When you wish to operate on a paragraph, you can use the command
M-h (mark-paragraph
) to set the region around it. Thus,
for example, M-h C-w kills the paragraph around or after point.
The M-h command puts point at the beginning and mark at the end of
the paragraph point was in. In Transient Mark mode, it activates the
mark. If point is between paragraphs (in a run of blank lines, or at a
boundary), the paragraph following point is surrounded by point and
mark. If there are blank lines preceding the first line of the
paragraph, one of these blank lines is included in the region.

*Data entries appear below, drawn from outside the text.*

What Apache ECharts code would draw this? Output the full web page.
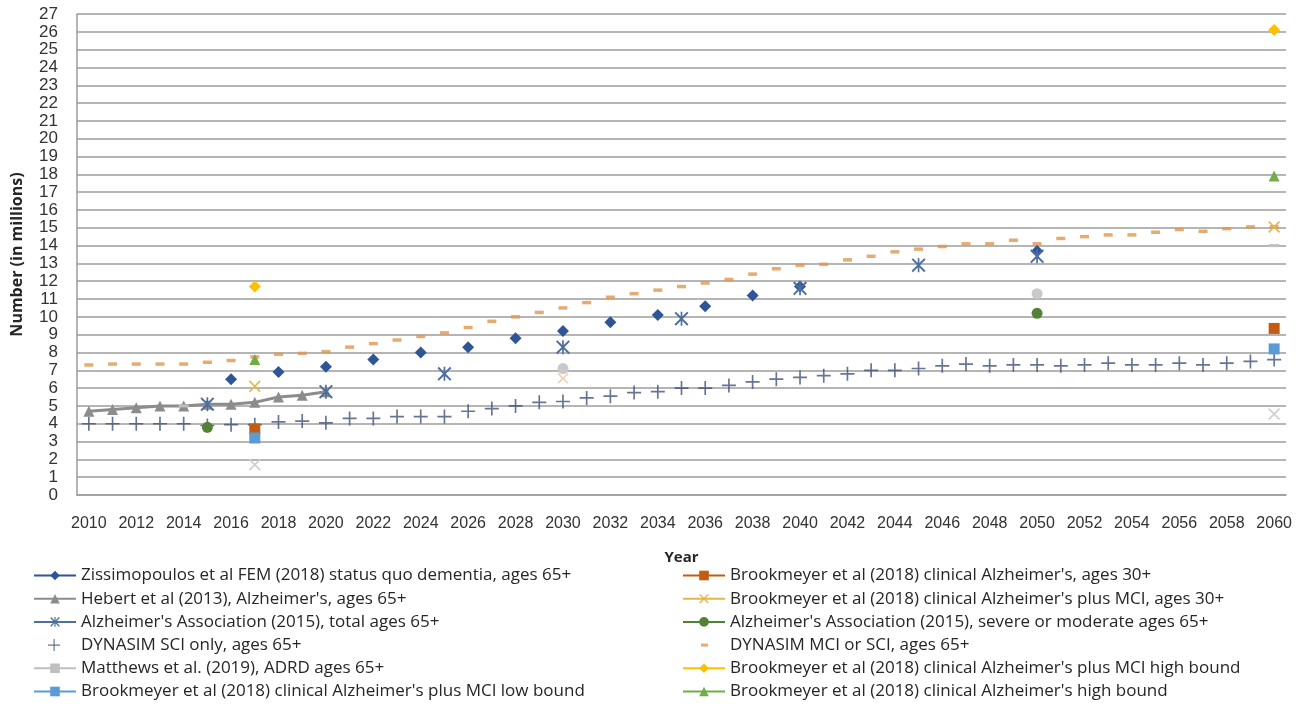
<!DOCTYPE html>
<html>
<head>
<meta charset="utf-8">
<script src="https://cdn.jsdelivr.net/npm/echarts@6/dist/echarts.min.js"></script>
<style>
  html, body { margin: 0; padding: 0; background: #fff; }
  #chart { width: 1307px; height: 711px; }
</style>
</head>
<body>
<div id="chart"></div>
<script>
// x categories, one per year
const years = ['2010', '2011', '2012', '2013', '2014', '2015', '2016', '2017', '2018', '2019',
    '2020', '2021', '2022', '2023', '2024', '2025', '2026', '2027', '2028', '2029',
    '2030', '2031', '2032', '2033', '2034', '2035', '2036', '2037', '2038', '2039',
    '2040', '2041', '2042', '2043', '2044', '2045', '2046', '2047', '2048', '2049',
    '2050', '2051', '2052', '2053', '2054', '2055', '2056', '2057', '2058', '2059', '2060'];

// DYNASIM runs cover every year
const dynasimSci = [4.0, 4.0, 4.0, 4.0, 4.0, 3.9, 3.95, 3.95, 4.1, 4.15,
    4.05, 4.3, 4.3, 4.4, 4.4, 4.4, 4.7, 4.85, 5.0, 5.2,
    5.25, 5.45, 5.55, 5.75, 5.8, 6.0, 6.0, 6.15, 6.35, 6.5,
    6.6, 6.7, 6.8, 7.0, 7.0, 7.1, 7.25, 7.35, 7.25, 7.3,
    7.3, 7.25, 7.3, 7.4, 7.3, 7.3, 7.4, 7.3, 7.4, 7.5, 7.6];
const dynasimMci = [7.3, 7.35, 7.35, 7.35, 7.35, 7.45, 7.55, 7.75, 7.9, 7.95,
    8.05, 8.3, 8.5, 8.7, 8.9, 9.1, 9.4, 9.75, 10.0, 10.25,
    10.5, 10.8, 11.1, 11.3, 11.5, 11.7, 11.9, 12.1, 12.4, 12.7,
    12.9, 12.95, 13.2, 13.4, 13.65, 13.8, 13.95, 14.1, 14.1, 14.3,
    14.1, 14.4, 14.5, 14.6, 14.6, 14.75, 14.9, 14.8, 14.95, 15.05, 15.05];

// sparse studies: years + values
const zissYears = [2016, 2018, 2020, 2022, 2024, 2026, 2028, 2030, 2032, 2034, 2036, 2038, 2040, 2050];
const zissValues = [6.5, 6.9, 7.2, 7.6, 8.0, 8.3, 8.8, 9.2, 9.7, 10.1, 10.6, 11.2, 11.7, 13.7];

const hebertYears = [2010, 2011, 2012, 2013, 2014, 2015, 2016, 2017, 2018, 2019, 2020];
const hebertValues = [4.7, 4.8, 4.9, 5.0, 5.0, 5.1, 5.1, 5.2, 5.5, 5.6, 5.8];

const alzTotalYears = [2015, 2020, 2025, 2030, 2035, 2040, 2045, 2050];
const alzTotalValues = [5.1, 5.8, 6.8, 8.3, 9.9, 11.6, 12.9, 13.4];

const alzSevereYears = [2015, 2050];
const alzSevereValues = [3.8, 10.2];

const matthewsYears = [2014, 2060];
const matthewsValues = [5.0, 14.0];

const brookYears = [2017, 2060];
const brookClinical = [3.7, 9.35];
const brookPlusMci = [6.1, 15.05];
const brookPlusMciHigh = [11.7, 26.1];
const brookPlusMciLow = [3.2, 8.2];
const brookClinicalHigh = [7.6, 17.9];
const brookClinicalLow = [1.7, 4.55];

const extraCircleYears = [2030, 2050];
const extraCircleValues = [7.1, 11.3];
const extraCrossYears = [2030];
const extraCrossValues = [6.55];

const yTicks = { min: 0, max: 27, interval: 1 };

const PLUS = 'path://M4.4,0h1.2v10h-1.2z M0,4.4h10v1.2h-10z';
const CROSS = 'path://M0,1L1,0L5,4L9,0L10,1L6,5L10,9L9,10L5,6L1,10L0,9L4,5Z';
const STAR = 'path://M0,1L1,0L5,4L9,0L10,1L6,5L10,9L9,10L5,6L1,10L0,9L4,5Z M4.4,0h1.2v10h-1.2z';
const DASH = 'path://M0,0h10v4h-10z';
// legend-only icons, padded so they keep a small size in the 42x12 icon box
const DASH_ICON = 'path://M0,0M42,12M18,4.5h7v3h-7z';
const PLUS_ICON = 'path://M0,0M42,12M19.5,0h1.2v12h-1.2z M14,5.4h12v1.2h-12z';

const FONT = 'Open Sans';
const GRID_GREY = '#9c9c9c';

/**
 * Puts sparse values on the full list of years, nulls elsewhere.
 */
function expand(ys, vs) {
    const out = years.map(() => null);
    ys.forEach((y, i) => {
        out[years.indexOf(String(y))] = vs[i];
    });
    return out;
}

function lineSeries(name, data, color, symbol, size, extra) {
    return Object.assign({
        name: name,
        type: 'line',
        data: data,
        symbol: symbol,
        symbolSize: size,
        showAllSymbol: true,
        connectNulls: false,
        itemStyle: { color: color },
        lineStyle: { color: color, width: 2.5 },
        emphasis: { disabled: true }
    }, extra || {});
}

function scatterSeries(name, data, color, symbol, size) {
    return {
        name: name,
        type: 'scatter',
        data: data,
        symbol: symbol,
        symbolSize: size,
        itemStyle: { color: color },
        emphasis: { disabled: true }
    };
}

const names = {
    ziss: 'Zissimopoulos et al FEM (2018) status quo dementia, ages 65+',
    clin30: 'Brookmeyer et al (2018) clinical Alzheimer\'s, ages 30+',
    hebert: 'Hebert et al (2013), Alzheimer\'s, ages 65+',
    mci30: 'Brookmeyer et al (2018) clinical Alzheimer\'s plus MCI, ages 30+',
    alzTotal: 'Alzheimer\'s Association (2015), total ages 65+',
    alzSevere: 'Alzheimer\'s Association (2015), severe or moderate ages 65+',
    dynSci: 'DYNASIM SCI only, ages 65+',
    dynMci: 'DYNASIM MCI or SCI, ages 65+',
    matthews: 'Matthews et al. (2019), ADRD ages 65+',
    mciHigh: 'Brookmeyer et al (2018) clinical Alzheimer\'s plus MCI high bound',
    mciLow: 'Brookmeyer et al (2018) clinical Alzheimer\'s plus MCI low bound',
    clinHigh: 'Brookmeyer et al (2018) clinical Alzheimer\'s high bound'
};

const legendText = { fontFamily: FONT, fontSize: 17, lineHeight: 17, color: '#262626' };

function legendColumn(left, items) {
    return {
        orient: 'vertical', left: left, top: 562, height: 148,
        itemWidth: 42, itemHeight: 12, itemGap: 6.2,
        textStyle: legendText,
        data: items
    };
}

const chart = echarts.init(document.getElementById('chart'));

const options = {
    animation: false,
    backgroundColor: '#ffffff',
    grid: { left: 77, top: 14, width: 1209, height: 481 },
    legend: [
        legendColumn(28, [names.ziss, names.hebert, names.alzTotal,
            { name: names.dynSci, icon: PLUS_ICON },
            names.matthews, names.mciLow]),
        legendColumn(677, [names.clin30, names.mci30, names.alzSevere,
            { name: names.dynMci, icon: DASH_ICON },
            names.mciHigh, names.clinHigh])
    ],
    xAxis: {
        type: 'category',
        data: years,
        boundaryGap: true,
        name: 'Year',
        nameLocation: 'middle',
        nameGap: 55,
        nameTextStyle: { fontFamily: FONT, fontSize: 15, fontWeight: 'bold', color: '#262626' },
        axisLine: { show: true, lineStyle: { color: GRID_GREY, width: 1.5 } },
        axisTick: { show: false },
        axisLabel: { interval: 1, margin: 21, fontFamily: 'Liberation Sans', fontSize: 16, color: '#333' },
        splitLine: { show: false }
    },
    yAxis: {
        type: 'value',
        min: yTicks.min,
        max: yTicks.max,
        interval: yTicks.interval,
        name: 'Number (in millions)',
        nameLocation: 'middle',
        nameGap: 52,
        nameTextStyle: { fontFamily: FONT, fontSize: 16, fontWeight: 'bold', color: '#262626' },
        axisLine: { show: true, lineStyle: { color: GRID_GREY, width: 1.5 } },
        axisTick: { show: false },
        axisLabel: { margin: 19, fontFamily: 'Liberation Sans', fontSize: 17, color: '#333' },
        splitLine: { lineStyle: { color: GRID_GREY, width: 1.5 } }
    },
    series: [
        lineSeries(names.ziss, expand(zissYears, zissValues), '#2f5597', 'diamond', 12),
        lineSeries(names.clin30, expand(brookYears, brookClinical), '#c55a11', 'rect', 11),
        lineSeries(names.hebert, expand(hebertYears, hebertValues), '#8c8c8c', 'triangle', 11,
            { lineStyle: { color: '#8c8c8c', width: 3 } }),
        lineSeries(names.mci30, expand(brookYears, brookPlusMci), '#e2b64a', CROSS, 12),
        lineSeries(names.alzTotal, expand(alzTotalYears, alzTotalValues), '#4e6e9e', STAR, 14),
        lineSeries(names.alzSevere, expand(alzSevereYears, alzSevereValues), '#548235', 'circle', 11),
        scatterSeries(names.dynSci, dynasimSci, '#3f5378', PLUS, 14),
        scatterSeries(names.dynMci, dynasimMci, '#e0964f', DASH, [9, 3.5]),
        lineSeries(names.matthews, expand(matthewsYears, matthewsValues), '#bfbfbf', DASH, [10, 3]),
        lineSeries(names.mciHigh, expand(brookYears, brookPlusMciHigh), '#ffc000', 'diamond', 12),
        lineSeries(names.mciLow, expand(brookYears, brookPlusMciLow), '#5b9bd5', 'rect', 11),
        lineSeries(names.clinHigh, expand(brookYears, brookClinicalHigh), '#70ad47', 'triangle', 11),
        lineSeries('Brookmeyer low bound', expand(brookYears, brookClinicalLow), '#d0d0d0', CROSS, 12),
        lineSeries('Extra circle', expand(extraCircleYears, extraCircleValues), '#c9c9c9', 'circle', 11),
        lineSeries('Extra cross', expand(extraCrossYears, extraCrossValues), '#f8cbad', CROSS, 11)
    ]
};

chart.setOption(options);
</script>
</body>
</html>
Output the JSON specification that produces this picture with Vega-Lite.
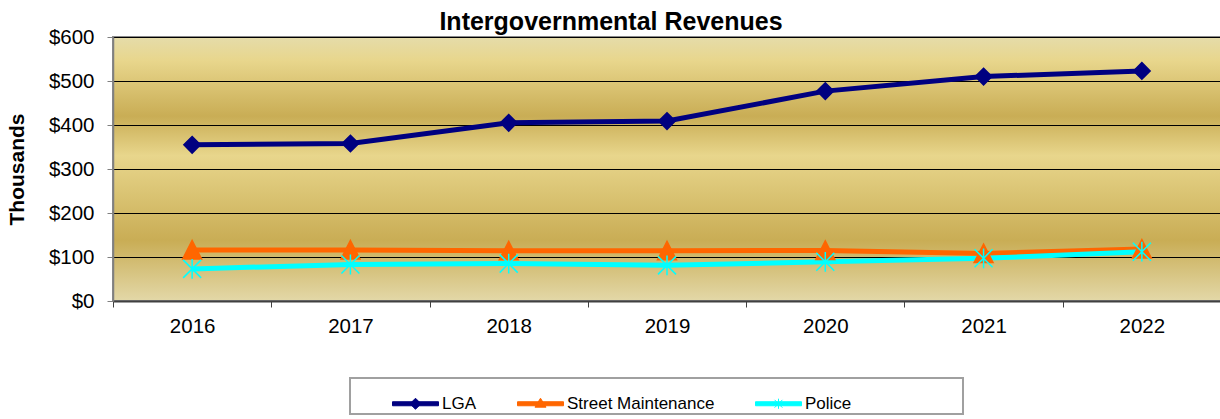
{
  "$schema": "https://vega.github.io/schema/vega-lite/v6.json",
  "autosize": {"type": "none"},
  "width": 1108,
  "height": 264,
  "padding": {"left": 113, "top": 37, "right": 0, "bottom": 118},
  "background": "white",
  "title": {"text": "Intergovernmental Revenues", "font": "Liberation Sans", "fontSize": 25, "fontWeight": "bold", "color": "black", "anchor": "middle", "dx": -56, "dy": 14, "offset": 6},
  "data": {"values": [
    {"year": "2016", "series": "LGA", "value": 355},
    {"year": "2017", "series": "LGA", "value": 358},
    {"year": "2018", "series": "LGA", "value": 405},
    {"year": "2019", "series": "LGA", "value": 409},
    {"year": "2020", "series": "LGA", "value": 477},
    {"year": "2021", "series": "LGA", "value": 510},
    {"year": "2022", "series": "LGA", "value": 523},
    {"year": "2016", "series": "Street Maintenance", "value": 116},
    {"year": "2017", "series": "Street Maintenance", "value": 116},
    {"year": "2018", "series": "Street Maintenance", "value": 114},
    {"year": "2019", "series": "Street Maintenance", "value": 114},
    {"year": "2020", "series": "Street Maintenance", "value": 115},
    {"year": "2021", "series": "Street Maintenance", "value": 108},
    {"year": "2022", "series": "Street Maintenance", "value": 118},
    {"year": "2016", "series": "Police", "value": 73},
    {"year": "2017", "series": "Police", "value": 83},
    {"year": "2018", "series": "Police", "value": 85},
    {"year": "2019", "series": "Police", "value": 81},
    {"year": "2020", "series": "Police", "value": 89},
    {"year": "2021", "series": "Police", "value": 97},
    {"year": "2022", "series": "Police", "value": 112}
  ]},
  "encoding": {
    "x": {"field": "year", "type": "ordinal", "scale": {"type": "band", "paddingInner": 0, "paddingOuter": 0},
      "axis": {"title": null, "labelAngle": 0, "labelFont": "Liberation Sans", "labelFontSize": 20.5, "labelColor": "black", "labelPadding": 9, "tickSize": 6, "tickBand": "extent", "tickColor": "#404040", "domainColor": "#404040", "domainWidth": 2, "grid": false}},
    "y": {"field": "value", "type": "quantitative", "scale": {"domain": [0, 600], "nice": false},
      "axis": {"values": [0, 100, 200, 300, 400, 500, 600], "format": "$,.0f", "labelFont": "Liberation Sans", "labelFontSize": 20.5, "labelColor": "black", "labelPadding": 13, "tickSize": 6, "tickColor": "#808080", "domainColor": "#808080", "domainWidth": 1.5, "grid": true, "gridColor": "black", "gridOpacity": 1, "gridWidth": 1, "title": "Thousands", "titleFont": "Liberation Sans", "titleFontSize": 21, "titleFontWeight": "bold", "titleColor": "black", "titlePadding": 21}}
  },
  "layer": [
    {
      "mark": {"type": "line", "strokeWidth": 5},
      "encoding": {
        "color": {"field": "series", "type": "nominal",
          "scale": {"domain": ["LGA", "Street Maintenance", "Police"], "range": ["#000080", "#FF6600", "#00FFFF"]},
          "legend": {
            "orient": "none", "legendX": 237, "legendY": 341, "direction": "horizontal", "columns": 3,
            "title": " ", "titleOrient": "right", "titleFontSize": 1, "titlePadding": 110,
            "padding": 2, "strokeColor": "#a0a0a0", "fillColor": "white",
            "labelFont": "Liberation Sans", "labelFontSize": 17, "labelColor": "black", "labelOffset": 3,
            "columnPadding": -2, "symbolOffset": 40, "symbolSize": 2116, "symbolType": "square",
            "encode": {
              "legend": {"update": {"strokeWidth": {"value": 2}}},
              "symbols": {"update": {
                "shape": {"signal": "datum.value == 'LGA' ? 'M-1,-0.087H1V0.087H-1Z M0,-0.24L0.24,0L0,0.24L-0.24,0Z' : datum.value == 'Street Maintenance' ? 'M-1,-0.087H1V0.087H-1Z M0,-0.24L0.24,0.15L-0.24,0.15Z' : 'M-1,-0.087H1V0.087H-1Z M-0.17,-0.17L0.17,0.17M-0.17,0.17L0.17,-0.17M0,-0.22V0.22'"},
                "fill": {"signal": "datum.value == 'LGA' ? '#000080' : datum.value == 'Street Maintenance' ? '#FF6600' : '#00FFFF'"},
                "stroke": {"signal": "datum.value == 'LGA' ? '#000080' : datum.value == 'Street Maintenance' ? '#FF6600' : '#00FFFF'"},
                "strokeWidth": {"value": 1},
                "size": {"value": 2116},
                "opacity": {"value": 1}
              }}
            }
          }}
      }
    },
    {
      "transform": [{"filter": "datum.series == 'LGA'"}],
      "mark": {"type": "point", "filled": true, "size": 324, "opacity": 1, "strokeWidth": 1.5, "color": "#000080", "stroke": "#000080", "shape": "M0,-0.92L0.92,0L0,0.92L-0.92,0Z"}
    },
    {
      "transform": [{"filter": "datum.series == 'Street Maintenance'"}],
      "mark": {"type": "point", "filled": true, "size": 324, "opacity": 1, "strokeWidth": 1.5, "color": "#FF6600", "stroke": "#FF6600", "shape": "M0,-1.05L1.05,1.0L-1.05,1.0Z"}
    },
    {
      "transform": [{"filter": "datum.series == 'Police'"}],
      "mark": {"type": "point", "filled": true, "size": 324, "opacity": 1, "strokeWidth": 1.5, "color": "#00FFFF", "stroke": "#00FFFF", "shape": "M-1,-1L1,1M-1,1L1,-1M0,-1.1V1.1"}
    }
  ],
  "config": {
    "view": {
      "stroke": "#8a8a8a",
      "strokeWidth": 2,
      "fill": {"gradient": "linear", "x1": 0, "y1": 0, "x2": 0, "y2": 1, "stops": [
        {"offset": 0, "color": "#e5dcaa"},
        {"offset": 0.09, "color": "#e8d68c"},
        {"offset": 0.3, "color": "#c9ad55"},
        {"offset": 0.45, "color": "#e8d68c"},
        {"offset": 0.77, "color": "#c9ad55"},
        {"offset": 1, "color": "#e3d8a8"}
      ]}
    }
  }
}
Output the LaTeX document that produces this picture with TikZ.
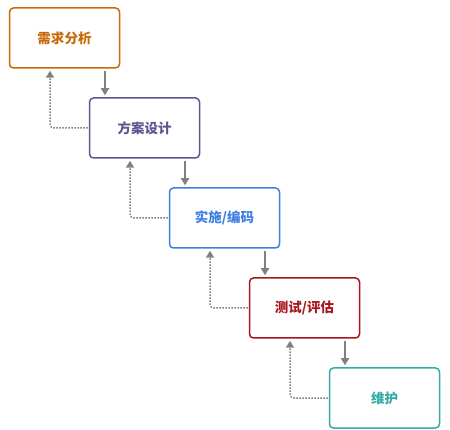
\documentclass[tikz,border=0pt]{standalone}
\usepackage{fontspec}
\setmainfont{Noto Sans CJK SC}
\usetikzlibrary{arrows.meta}
\definecolor{cOrange}{HTML}{C8690A}
\definecolor{cPurple}{HTML}{5B5890}
\definecolor{cBlue}{HTML}{3F7FE0}
\definecolor{cRed}{HTML}{A8161B}
\definecolor{cTeal}{HTML}{35AAA6}
\definecolor{cGray}{HTML}{808080}
\begin{document}
\begin{tikzpicture}[x = 1pt, y = -1pt]
\tikzstyle{stageStyle}=[shape = rectangle, rounded corners = 4pt, minimum width = 110pt, minimum height = 60pt, line width = 1.5pt, draw, font = \fontsize{13.5}{16}\selectfont\bfseries]
\tikzstyle{downStyle}=[draw = cGray, line width = 1.5pt, -{Triangle[length = 7pt, width = 8pt]}, shorten <= 2pt, shorten >= 2pt]
\tikzstyle{backStyle}=[draw = cGray, line width = 1.5pt, dash pattern = on 1.5pt off 1.5pt, rounded corners = 4pt, -{Triangle[length = 7pt, width = 8pt]}, shorten >= 2pt]
\useasboundingbox (0,0) rectangle (450,430);
\node[stageStyle, draw = cOrange, text = cOrange] (s1) at (64.5, 38) {需求分析};
\node[stageStyle, draw = cPurple, text = cPurple] (s2) at (144.5, 128) {方案设计};
\node[stageStyle, draw = cBlue, text = cBlue] (s3) at (224.5, 218) {实施/编码};
\node[stageStyle, draw = cRed, text = cRed] (s4) at (304.5, 308) {测试/评估};
\node[stageStyle, draw = cTeal, text = cTeal] (s5) at (384.5, 398) {维护};
\draw[downStyle] ([xshift = 40.5pt]s1.south) -- ([xshift = -39.5pt]s2.north);
\draw[downStyle] ([xshift = 40.5pt]s2.south) -- ([xshift = -39.5pt]s3.north);
\draw[downStyle] ([xshift = 40.5pt]s3.south) -- ([xshift = -39.5pt]s4.north);
\draw[downStyle] ([xshift = 40.5pt]s4.south) -- ([xshift = -39.5pt]s5.north);
%\draw[backStyle] (s1.west) -- (s1.north);
\draw[backStyle] ([xshift = -1pt]s2.west) -| ([xshift = -14.5pt]s1.south);
\draw[backStyle] ([xshift = -1pt]s3.west) -| ([xshift = -14.5pt]s2.south);
\draw[backStyle] ([xshift = -1pt]s4.west) -| ([xshift = -14.5pt]s3.south);
\draw[backStyle] ([xshift = -1pt]s5.west) -| ([xshift = -14.5pt]s4.south);
\end{tikzpicture}
\end{document}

The precise definition of a paragraph boundary is controlled by the
variables paragraph-separate
and paragraph-start
. The
value of paragraph-start
is a regexp that should match any line
that either starts or separates paragraphs. The value of
paragraph-separate
is another regexp that should match only lines
that separate paragraphs without being part of any paragraph (for
example, blank lines). Lines that start a new paragraph and are
contained in it must match only paragraph-start
, not
paragraph-separate
. Each regular expression must match at the
left margin. For example, in Fundamental mode, paragraph-start
is "\f\\|[ \t]*$"
, and paragraph-separate
is
"[ \t\f]*$"
.
Normally it is desirable for page boundaries to separate paragraphs. The default values of these variables recognize the usual separator for pages.